Some see One Yorkshire – and its potential £30bn-a-year boost to the economy – as the ‘holy grail’ but one that could be arrived at via a series of smaller city region deals. And one senior Yorkshire official put it, more involvement is needed from the Government during this process: “There is a full menu of options, if they don’t like what’s on the menu, what would they like?”
So, what are the other devolution options?
Leeds City Region
One of the earliest devolution proposals to emerge as part of George Osborne’s Northern Powerhouse Strategy, a Leeds City Region deal would take in West Yorkshire and some surrounding districts.
But despite initial apparent enthusiasm from government, plans to introduce a mayor for the city region with funding and powers over infrastructure, jobs and housing have yet to come to fruition.
In 2015, a deal was agreed between the West Yorkshire Combined Authority and the government to give council leaders and businesses greater influence over investment decisions in certain areas.
But the agreement was described as “disappointing” by local leaders, who called for more dramatic devolution to help improve the local economy.
Amid lobbying from Conservative MPs who oppose the deal (but deny the likelihood of a Labour mayor is the main motivation), the Leeds City Region proposals never gained an official response from the Government and were considered all but dead until this week.
Despite this, the idea still has its supporters. Wakefield council leader Peter Box still maintains it is the best way of promoting economic growth in his city, despite reluctantly backing One Yorkshire.
But a city region mayor would likely prompt further claims of ‘balkanisation’ in the region and potentially split North Yorkshire, with some districts joining and others not.
North Yorkshire County Council has previously resisted any suggestion that Harrogate, Craven and Selby, part of the Leeds City Region local enterprise partnership zone, should split off to form a transport authority with West Yorkshire.
York City Region
If a plan for city region mayors along the lines of Greater Manchester and Liverpool is to gain traction in Yorkshire, it could include a York City Region taking in some, if not all, of rural North Yorkshire and the city itself.
In a column last year, Thirsk and Malton MP Kevin Hollinrake, inset, was joined by Sheffield MP Clive Betts in advocating the arrangement, which they said would “more closely understand and appreciate the needs of those rural and urban communities” than a region-wide deal.
A local enterprise partnership promoting economic growth already exists for North Yorkshire and the East Riding, but as with other city deals, the sticking point might be which districts are included and which are left out.
City of York, Craven, Selby and Harrogate are already part of the Leeds City Region and their leaders may prefer to face towards the bigger economy of West Yorkshire rather than align themselves with coastal and rural North Yorkshire.

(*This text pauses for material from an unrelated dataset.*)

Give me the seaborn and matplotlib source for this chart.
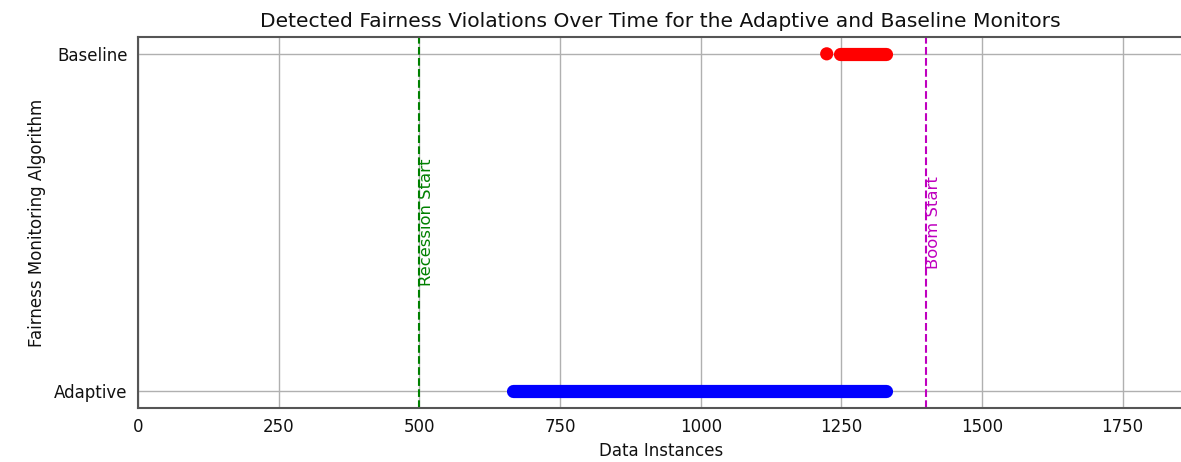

Reflecting on this week’s letter from James Brokenshire, Mr Hollinrake said: “This may appear to be a blow to Yorkshire’s devolution dreams but there is a better option and I hope everyone will come together to support it.
“City regions are proven to be the most effective way to drive productivity. Tees Valley Mayor, Ben Houchen, is a great example of how an effective leader who is passionate about his area can revitalise a smaller but economically-connected area.”
Some Tories insist that with the Sheffield City Region deal in place the rest of the region should press on with an arrangement taking in everything other than South Yorkshire.
A ‘Greater Yorkshire’ deal fitting this description would, according to its backers, “build on the coherence and formidable ‘clout’ of the entire West, North and East Yorkshire economy”.
Speaking to The Yorkshire Post last year, Elmet & Rothwell MP Alec Shelbrooke said that including the more deprived South Yorkshire in any deal would lead to it being subsidised by other parts of the region.
He added: “This is not in the best interests of my constituents in West Yorkshire, nor in the interests of councils across North, West and East Yorkshire.
“South Yorkshire already has a multi-million pound devolution deal in place and an elected mayor charged with delivering for his region.
“It’s now time for the rest of Yorkshire to pull together and take charge of our own future with a Greater Yorkshire deal.”
Craig Whittaker, Calder Valley MP and a Tory whip, also backs the idea but says it is unlikely to become a reality because of the possibility of a more limited York City Region deal.
From a party-political point of a view, a devolution deal leaving out Labour-dominated Barnsley, Doncaster, Sheffield and Rotherham would be more likely to find favour with Conservatives worried about the clout of a One Yorkshire Labour with a mandate of the whole region behind them.
But given the Government’s rejection of One Yorkshire on the grounds that the region is not a “functional economic area”, it is hard to see how a deal taking in most but not all of the region could be approved on the same criteria.
Sheffield City Region
When Barnsley MP and former paratrooper Dan Jarvis was elected with 144,154 votes as Sheffield City Region mayor, he pledged to bring together the area’s feuding local leaders to implement its £30m-a-year devolution deal.
Nine months later the dispute between the leaders of Barnsley, Doncaster, Rotherham and Sheffield councils is proving a hard nut to crack, meaning Mr Jarvis still has few of the powers enjoyed by his counterparts in Manchester and Liverpool.
The Sheffield City Region deal was agreed in 2015 and signed by then-Chancellor George Osborne, with the promise of £900m being handed over from Whitehall over three decades and powers over transport, strategic planning and skills.
But as One Yorkshire gathered momentum, Doncaster and Barnsley decided their future lay with a bigger devolution deal and withdrew from the arrangement.
Though Sheffield and Rotherham remain committed to the Sheffield City Region deal, the failure to complete all the necessary processes mean it has not come into force and the spending taps are yet to be turned on.
Leaders in Doncaster and Barnsley, whose residents backed a region-wide deal in a poll in 2017, say they are willing to implement the local arrangement if it can be a stepping stone to One Yorkshire.
But to make progress, talks need to restart between local leaders and with government.